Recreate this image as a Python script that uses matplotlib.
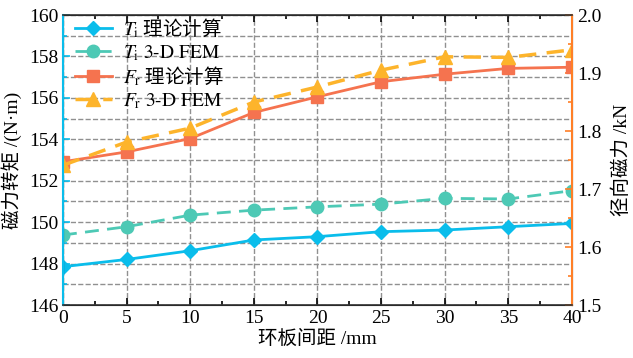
import matplotlib
matplotlib.use('Agg')
import matplotlib.pyplot as plt
from matplotlib import ticker

plt.rcParams['font.family'] = ['Liberation Serif', 'Noto Sans CJK SC']
plt.rcParams['mathtext.fontset'] = 'stix'
plt.rcParams['font.size'] = 14
plt.rcParams['axes.unicode_minus'] = False

# 环板间距 /mm
gap = [0, 5, 10, 15, 20, 25, 30, 35, 40]
# 磁力转矩 (N·m)
ti_theory = [147.85, 148.2, 148.62, 149.14, 149.3, 149.54, 149.62, 149.78, 149.94]
ti_fem = [149.38, 149.78, 150.34, 150.58, 150.74, 150.87, 151.15, 151.12, 151.52]
# 径向磁力 (kN)
fr_theory = [1.747, 1.764, 1.787, 1.832, 1.859, 1.885, 1.898, 1.908, 1.910]
fr_fem = [1.741, 1.781, 1.805, 1.850, 1.876, 1.905, 1.928, 1.927, 1.940]

c_blue = '#0ABDEB'
c_teal = '#4DC9B5'
c_red = '#F5734F'
c_sq = '#FF7F27'
c_yel = '#FDB42B'

fig = plt.figure(figsize=(6.33, 3.58), dpi=100)
ax = fig.add_axes([0.0995, 0.148, 0.804, 0.810])
ax2 = ax.twinx()

# 非数学部分用 CJK 字体渲染, 数学部分用 stix
l1, = ax.plot(gap, ti_theory, '-', color=c_blue, lw=2, marker='D', ms=7,
              label=r'$T_\mathrm{i}$ 理论计算')
l2, = ax.plot(gap, ti_fem, '--', color=c_teal, lw=2, marker='o', ms=9, dashes=(5, 3),
              label=r'$T_\mathrm{i}\ \text{3-D FEM}$')
l3, = ax2.plot(gap, fr_theory, '-', color=c_red, lw=2, marker='s', ms=8,
               mfc=c_red, mec=c_red, label=r'$F_\mathrm{r}$ 理论计算')
l4, = ax2.plot(gap, fr_fem, '--', color=c_yel, lw=2.5, marker='^', ms=10, dashes=(5, 3),
               label=r'$F_\mathrm{r}\ \text{3-D FEM}$')

ax.set_xlim(0, 40)
ax.set_ylim(146, 160)
ax2.set_ylim(1.5, 2.0)

ax.xaxis.set_major_locator(ticker.MultipleLocator(5))
ax.xaxis.set_minor_locator(ticker.MultipleLocator(2.5))
ax.yaxis.set_major_locator(ticker.MultipleLocator(2))
ax.yaxis.set_minor_locator(ticker.MultipleLocator(1))
ax2.yaxis.set_major_locator(ticker.MultipleLocator(0.1))
ax2.yaxis.set_minor_locator(ticker.MultipleLocator(0.05))
ax2.yaxis.set_major_formatter(ticker.FormatStrFormatter('%.1f'))

ax.grid(True, which='major', axis='x', ls='--', color='#909090', lw=1)
ax.grid(True, which='both', axis='y', ls='--', color='#909090', lw=1)
ax.set_axisbelow(True)

ax.tick_params(axis='x', which='both', direction='in', top=True, color='black')
ax.tick_params(axis='x', which='major', length=5, width=1.2)
ax.tick_params(axis='x', which='minor', length=3, width=1.2)
ax.tick_params(axis='y', which='both', direction='in', color=c_blue, width=1.2)
ax.tick_params(axis='y', which='major', length=5)
ax.tick_params(axis='y', which='minor', length=3)
ax2.tick_params(axis='y', which='both', direction='in', color=c_sq, width=1.2)
ax2.tick_params(axis='y', which='major', length=5)
ax2.tick_params(axis='y', which='minor', length=3)

for sp in ['top', 'bottom']:
    ax2.spines[sp].set_color('#333333')
    ax2.spines[sp].set_linewidth(1.2)
ax2.spines['left'].set_color(c_blue)
ax2.spines['left'].set_linewidth(1.5)
ax2.spines['right'].set_color(c_sq)
ax2.spines['right'].set_linewidth(1.5)

ax.set_xlabel('环板间距 /mm', labelpad=2)
ax.set_ylabel('磁力转矩 /(N·m)', labelpad=5)
ax2.set_ylabel('径向磁力 /kN', labelpad=8)

ax.legend(handles=[l1, l2, l3, l4], loc='upper left', frameon=False,
          prop={'family': 'Noto Sans CJK SC', 'size': 14},
          handlelength=1.9, borderaxespad=0.2, labelspacing=0.1,
          handletextpad=0.6, bbox_to_anchor=(0.0, 1.035))

fig.savefig('out.png', dpi=100)
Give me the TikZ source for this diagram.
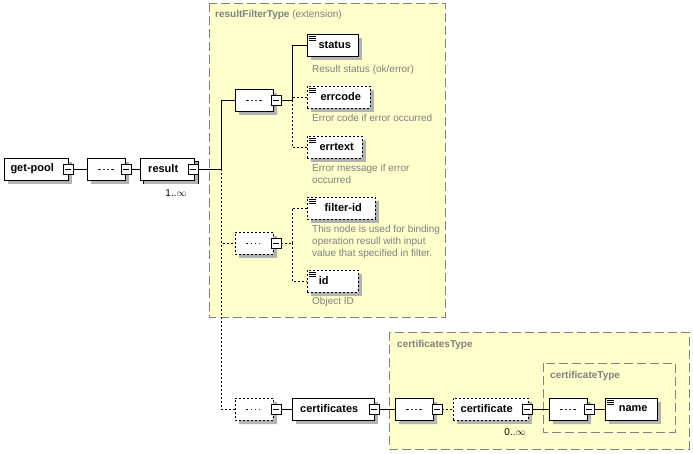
\documentclass[tikz,border=0pt]{standalone}
\usepackage{fontspec}
\setmainfont{Liberation Sans}
\usetikzlibrary{shapes.misc,shadows}
\definecolor{ylw}{RGB}{255,255,204}
\definecolor{tgray}{RGB}{128,128,128}
\begin{document}
\begin{tikzpicture}[x=1pt,y=-1pt,
  sh/.style={drop shadow={shadow xshift=4pt,shadow yshift=-4pt,opacity=1,fill=black!30}},
  el/.style={draw,fill=white,minimum height=22,inner sep=0,anchor=west,font=\fontsize{11}{13}\selectfont\bfseries,sh},
  opt/.style={dashed,dash pattern=on 2pt off 2pt},
  seq/.style={chamfered rectangle,chamfered rectangle xsep=6pt,draw,fill=white,minimum width=38,minimum height=22,inner sep=0,sh,
    path picture={\draw ([xshift=-8]path picture bounding box.center) -- ([xshift=8]path picture bounding box.center);
      \foreach \d in {-4,0,4}{\fill ([xshift=\d]path picture bounding box.center) circle (1.6);}}},
  mb/.style={draw,fill=white,minimum size=10,inner sep=0,
    path picture={\draw ([xshift=2]path picture bounding box.west) -- ([xshift=-2]path picture bounding box.east);}},
  ann/.style={anchor=north west,text=tgray,font=\fontsize{10}{12}\selectfont,inner sep=0,align=left},
  tbox/.style={draw=tgray,fill=ylw,dash pattern=on 9pt off 4pt},
  tlab/.style={anchor=north west,text=tgray,font=\fontsize{10}{12}\selectfont,inner sep=0},
  mult/.style={font=\fontsize{10}{12}\selectfont,inner sep=0}]
\useasboundingbox (0,0) rectangle (693,454);
\fill[white] (0,0) rectangle (693,454);
% type boxes
\draw[tbox] (209,3) rectangle (445,317);
\node[tlab] (t1) at (215,10) {\textbf{resultFilterType} (extension)};
\draw[tbox] (389,332) rectangle (689,449);
\node[tlab] (t2) at (397,340) {\textbf{certificatesType}};
\draw[tbox,fill=none] (543,363) rectangle (675,432);
\node[tlab] (t3) at (550,371) {\textbf{certificateType}};
% left part
\node[el,minimum width=64] (getpool) at (4,169) {get-pool\hspace*{8pt}};
\node[mb] (m0) at (68,169) {};
\draw (m0.west) ++(-3,0) coordinate (c0);
\node[seq] (s0) at (106,169) {};
\node[mb] (ms0) at (126,169) {};
\draw (m0.east) -- (s0.west);
\draw[fill=white] (143,161) rectangle (198,183);
\node[el,minimum width=54] (result) at (140,169) {result\hspace*{8pt}};
\node[mb] (mres) at (193,169) {};
\node[mult] (mu1) at (176,193) {1..$\infty$};
\draw (ms0.east) -- (result.west);
\coordinate (j1) at (221,169);
\draw (mres.east) -- (j1);
% seq1
\node[seq] (s1) at (254,100) {};
\node[mb] (ms1) at (276,100) {};
\draw (j1) |- (s1.west);
\node[el,minimum width=51] (status) at (307,45) {\hspace*{4pt}status};
\node[el,minimum width=63,opt] (errcode) at (307,97) {\hspace*{4pt}errcode};
\node[el,minimum width=55,opt] (errtext) at (307,147) {\hspace*{4pt}errtext};
\coordinate (j2) at (292,100);
\draw (ms1.east) -- (j2);
\draw (j2) |- (status.west);
\draw[opt] (j2) |- (errcode.west);
\draw[opt] (j2) |- (errtext.west);
\node[ann] (a1) at (312,65) {Result status (ok/error)};
\node[ann] (a2) at (312,114) {Error code if error occurred};
\node[ann] (a3) at (312,164) {Error message if error\\occurred};
% seq2
\node[seq,opt] (s2) at (254,243) {};
\node[mb] (ms2) at (276,243) {};
\draw[opt] (j1) |- (s2.west);
\node[el,minimum width=68,opt] (filterid) at (307,208) {\hspace*{4pt}filter-id};
\node[el,minimum width=51,opt] (id) at (307,281) {\hspace*{2pt}id\hspace*{20pt}};
\coordinate (j3) at (292,243);
\draw[opt] (ms2.east) -- (j3);
\draw[opt] (j3) |- (filterid.west);
\draw[opt] (j3) |- (id.west);
\node[ann] (a4) at (312,225) {This node is used for binding\\operation resull with input\\value that specified in filter.};
\node[ann] (a5) at (312,297) {Object ID};
% seq3
\node[seq,opt] (s3) at (254,409) {};
\node[mb] (ms3) at (276,409) {};
\draw[opt] (j1) |- (s3.west);
\node[el,minimum width=82] (certs) at (292,409) {certificates\hspace*{8pt}};
\node[mb] (mc) at (374,409) {};
\draw (ms3.east) -- (certs.west);
\node[seq] (s4) at (414,409) {};
\node[mb] (ms4) at (437,409) {};
\draw (mc.east) -- (s4.west);
\node[el,minimum width=75,opt] (cert) at (453,409) {certificate\hspace*{8pt}};
\node[mb] (mcert) at (527,409) {};
\node[mult] (mu2) at (515,432) {0..$\infty$};
\draw[opt] (ms4.east) -- (cert.west);
\node[seq] (s5) at (568,409) {};
\node[mb] (ms5) at (589,409) {};
\draw (mcert.east) -- (s5.west);
\node[el,minimum width=52] (name) at (605,409) {\hspace*{4pt}name};
\draw (ms5.east) -- (name.west);
% content icons
\foreach \n in {status,errcode,errtext,filterid,id,name}{
  \foreach \k in {0,2,4}{\draw[line width=0.8pt] ([xshift=2,yshift=-3-\k]\n.north west) -- ++(7,0);}}
\end{tikzpicture}
\end{document}
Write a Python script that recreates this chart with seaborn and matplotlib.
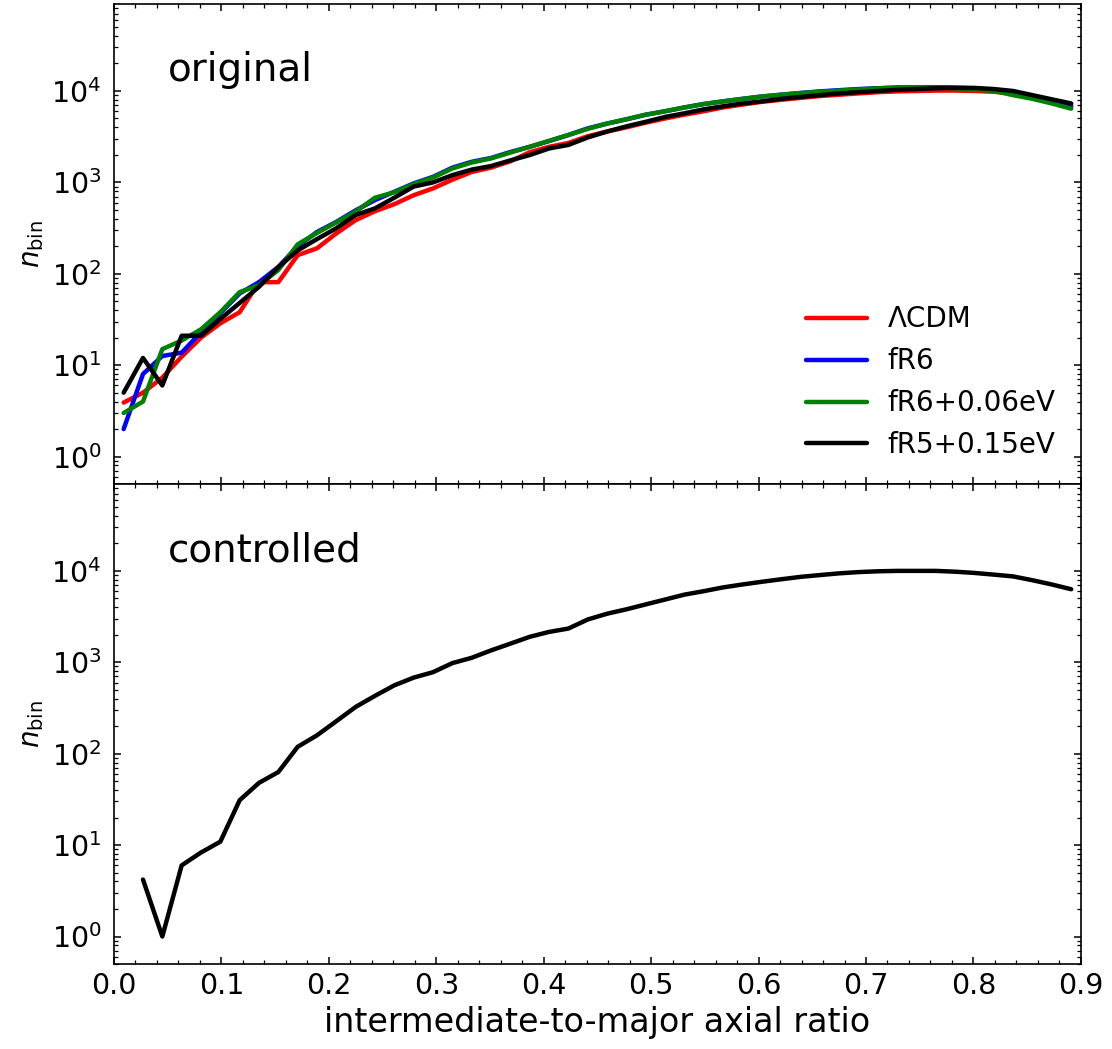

## EXERCISE GOAL
Find each line that has the word "with", then copy it out.

## TASK OUTPUT
\node[ann] (a4) at (312,225) {This node is used for binding\\operation resull with input\\value that specified in filter.};
Write a Python script that recreates this chart with seaborn and matplotlib.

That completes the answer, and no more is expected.